Supporting and associated posts 
The CDS is supported by a deputy, the Vice-Chief of the Defence Staff, who since 1997 (when the CDS post was downgraded) has been of equivalent rank but is ordinarily from a different service to the CDS.  There are also several Deputy Chief of the Defence Staff (DCDS) posts who support the VCDS.  As of 2015 these are: 

Deputy Chief of Defence Staff (Military Strategy & Operations) (DCDS (MSO))
Chief of Defence People (CDP)
Deputy Chief of Defence Staff for Military Capability (DCDS (Mil Cap)) 

The CDS maintains a close working relationship with the Ministry of Defence's Permanent Under Secretary, who is the Ministry's senior civil servant, and they both report directly to the Secretary of State for Defence.  The CDS focuses on military operations and strategy while the Permanent Under Secretary's remit concerns administrative and financial policy.
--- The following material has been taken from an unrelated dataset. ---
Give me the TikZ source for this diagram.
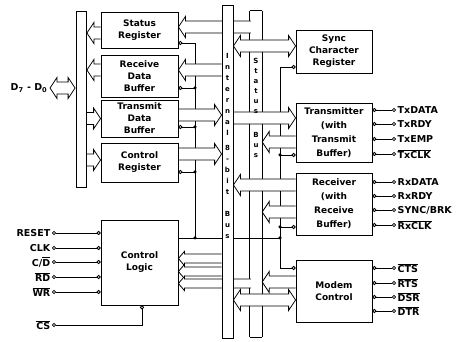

Additionally, the CDS is supported by a Strategic Advisory Panel.

History of the post 
The post was created in 1959 to reflect the new concept of joint operations that had come to the fore in the Second World War. The first incumbent was Marshal of the RAF Sir William Dickson. Prior to the creation of the post, he had served as the chairman of the Chiefs of Staff Committee, from 1956 onwards. Before 1956, although no permanent post of chairman existed, the three service chiefs took it in turn to act as chairman at meetings.  From the post's inception until the mid-to-late 1970s, CDS appointments were granted on a strict rotational basis between the three services. The first break in rotational order was precipitated by the death of Marshal of the RAF Sir Andrew Humphrey.

From the creation of the post until 1997, the Chief of the Defence Staff was appointed to the highest rank in the respective branch of the British armed forces to which he belonged, being an admiral of the Fleet, a field marshal or marshal of the Royal Air Force, (NATO rank code OF-10). However, with the post-Cold War reduction in the manpower strength of the British Armed Forces and the additional reasoning that no new 5-star appointments are to be made in peacetime, since 1997 the Chief of the Defence Staff has kept the rank of admiral, general or air chief marshal, (NATO OF-9), which he invariably already holds. However, during the 2010s Guthrie, Boyce, Walker and Stirrup were honorarily promoted to their respective services' senior ranks, sometime after they had each stepped down as CDS. Although there is no policy against a Royal Marines officer being appointed, few officers in the Corps attain a high enough rank to be considered for the post. However, in 2016, Gordon Messenger was promoted to the four star rank of general and appointed as Vice-Chief of the Defence Staff.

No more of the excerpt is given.